### Your instructions
Below are records; quote them exactly from the first line through the line that contains "91], [479, 79]];".

### Stored data
_ _ _ _ _ _ _
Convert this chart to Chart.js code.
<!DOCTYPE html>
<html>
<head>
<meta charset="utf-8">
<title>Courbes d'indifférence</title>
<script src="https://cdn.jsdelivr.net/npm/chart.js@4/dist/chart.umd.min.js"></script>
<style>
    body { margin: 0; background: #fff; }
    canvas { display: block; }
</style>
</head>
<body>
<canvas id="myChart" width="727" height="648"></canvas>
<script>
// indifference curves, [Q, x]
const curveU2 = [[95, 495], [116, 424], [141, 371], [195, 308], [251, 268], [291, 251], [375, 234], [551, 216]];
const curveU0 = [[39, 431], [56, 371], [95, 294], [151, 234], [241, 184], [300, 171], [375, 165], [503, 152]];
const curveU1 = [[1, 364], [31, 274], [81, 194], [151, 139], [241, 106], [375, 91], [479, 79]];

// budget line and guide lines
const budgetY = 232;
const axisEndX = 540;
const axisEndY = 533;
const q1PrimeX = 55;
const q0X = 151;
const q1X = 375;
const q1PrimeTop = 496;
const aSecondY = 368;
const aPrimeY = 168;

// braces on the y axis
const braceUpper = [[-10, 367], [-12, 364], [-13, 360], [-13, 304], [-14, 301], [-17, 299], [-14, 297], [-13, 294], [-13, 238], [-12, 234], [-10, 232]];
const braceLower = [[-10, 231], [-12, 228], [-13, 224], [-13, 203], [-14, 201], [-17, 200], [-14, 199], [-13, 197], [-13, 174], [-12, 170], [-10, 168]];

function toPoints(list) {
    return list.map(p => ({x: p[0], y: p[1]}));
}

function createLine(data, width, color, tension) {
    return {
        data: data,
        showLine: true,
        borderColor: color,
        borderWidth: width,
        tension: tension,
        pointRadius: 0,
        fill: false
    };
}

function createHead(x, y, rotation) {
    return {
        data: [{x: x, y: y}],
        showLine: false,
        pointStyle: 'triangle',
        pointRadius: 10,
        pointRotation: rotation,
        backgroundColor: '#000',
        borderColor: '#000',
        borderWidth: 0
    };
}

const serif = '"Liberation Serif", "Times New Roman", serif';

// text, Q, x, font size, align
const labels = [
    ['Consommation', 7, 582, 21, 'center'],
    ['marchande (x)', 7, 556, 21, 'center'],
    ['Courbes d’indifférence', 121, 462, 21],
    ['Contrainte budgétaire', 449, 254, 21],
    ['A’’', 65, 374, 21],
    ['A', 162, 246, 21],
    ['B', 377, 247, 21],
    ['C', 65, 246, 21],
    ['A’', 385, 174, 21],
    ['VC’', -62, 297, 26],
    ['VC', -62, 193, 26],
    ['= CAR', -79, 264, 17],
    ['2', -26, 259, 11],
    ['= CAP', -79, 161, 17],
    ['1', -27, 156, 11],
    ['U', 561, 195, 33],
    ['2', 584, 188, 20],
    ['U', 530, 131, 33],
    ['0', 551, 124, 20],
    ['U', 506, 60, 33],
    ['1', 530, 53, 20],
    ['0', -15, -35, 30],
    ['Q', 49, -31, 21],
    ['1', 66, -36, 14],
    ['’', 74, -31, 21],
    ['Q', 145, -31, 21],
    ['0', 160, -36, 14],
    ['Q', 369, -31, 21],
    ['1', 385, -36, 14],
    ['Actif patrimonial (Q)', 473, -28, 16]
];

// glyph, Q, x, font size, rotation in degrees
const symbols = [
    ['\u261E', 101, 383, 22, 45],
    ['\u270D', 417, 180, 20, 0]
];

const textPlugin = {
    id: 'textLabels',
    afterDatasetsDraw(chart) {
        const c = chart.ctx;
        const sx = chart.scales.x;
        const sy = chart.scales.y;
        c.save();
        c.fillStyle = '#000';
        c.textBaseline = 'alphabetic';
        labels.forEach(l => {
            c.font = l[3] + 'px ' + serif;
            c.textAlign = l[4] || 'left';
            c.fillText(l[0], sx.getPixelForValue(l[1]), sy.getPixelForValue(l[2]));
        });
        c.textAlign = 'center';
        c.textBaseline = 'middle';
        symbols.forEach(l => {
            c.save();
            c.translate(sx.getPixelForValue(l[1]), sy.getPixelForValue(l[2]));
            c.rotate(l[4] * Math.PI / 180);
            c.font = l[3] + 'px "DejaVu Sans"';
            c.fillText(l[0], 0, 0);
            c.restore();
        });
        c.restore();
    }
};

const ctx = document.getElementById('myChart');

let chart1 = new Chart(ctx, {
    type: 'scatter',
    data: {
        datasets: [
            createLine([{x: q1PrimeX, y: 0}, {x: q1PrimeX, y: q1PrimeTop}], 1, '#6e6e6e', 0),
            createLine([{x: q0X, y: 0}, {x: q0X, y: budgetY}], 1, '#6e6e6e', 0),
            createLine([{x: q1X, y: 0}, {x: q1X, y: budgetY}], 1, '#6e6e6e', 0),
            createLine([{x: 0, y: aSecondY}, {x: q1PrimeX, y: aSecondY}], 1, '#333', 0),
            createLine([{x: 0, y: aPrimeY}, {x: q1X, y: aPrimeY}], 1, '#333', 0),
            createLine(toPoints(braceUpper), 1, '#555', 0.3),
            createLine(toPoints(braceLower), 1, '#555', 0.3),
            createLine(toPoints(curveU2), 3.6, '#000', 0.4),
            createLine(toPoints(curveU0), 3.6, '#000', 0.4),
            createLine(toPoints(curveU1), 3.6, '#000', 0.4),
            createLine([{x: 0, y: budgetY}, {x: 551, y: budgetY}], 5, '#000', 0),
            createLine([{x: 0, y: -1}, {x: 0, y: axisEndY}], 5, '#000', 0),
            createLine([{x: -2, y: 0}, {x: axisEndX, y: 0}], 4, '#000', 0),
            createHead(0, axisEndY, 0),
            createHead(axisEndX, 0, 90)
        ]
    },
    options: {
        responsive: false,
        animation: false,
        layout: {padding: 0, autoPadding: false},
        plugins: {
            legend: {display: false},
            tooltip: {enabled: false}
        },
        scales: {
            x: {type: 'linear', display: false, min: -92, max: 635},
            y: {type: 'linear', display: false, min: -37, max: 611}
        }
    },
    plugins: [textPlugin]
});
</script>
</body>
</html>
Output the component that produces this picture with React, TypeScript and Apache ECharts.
_ _ _ _ _ _ _
### Complete answer
Convert this chart to Chart.js code.
<!DOCTYPE html>
<html>
<head>
<meta charset="utf-8">
<title>Courbes d'indifférence</title>
<script src="https://cdn.jsdelivr.net/npm/chart.js@4/dist/chart.umd.min.js"></script>
<style>
    body { margin: 0; background: #fff; }
    canvas { display: block; }
</style>
</head>
<body>
<canvas id="myChart" width="727" height="648"></canvas>
<script>
// indifference curves, [Q, x]
const curveU2 = [[95, 495], [116, 424], [141, 371], [195, 308], [251, 268], [291, 251], [375, 234], [551, 216]];
const curveU0 = [[39, 431], [56, 371], [95, 294], [151, 234], [241, 184], [300, 171], [375, 165], [503, 152]];
const curveU1 = [[1, 364], [31, 274], [81, 194], [151, 139], [241, 106], [375, 91], [479, 79]];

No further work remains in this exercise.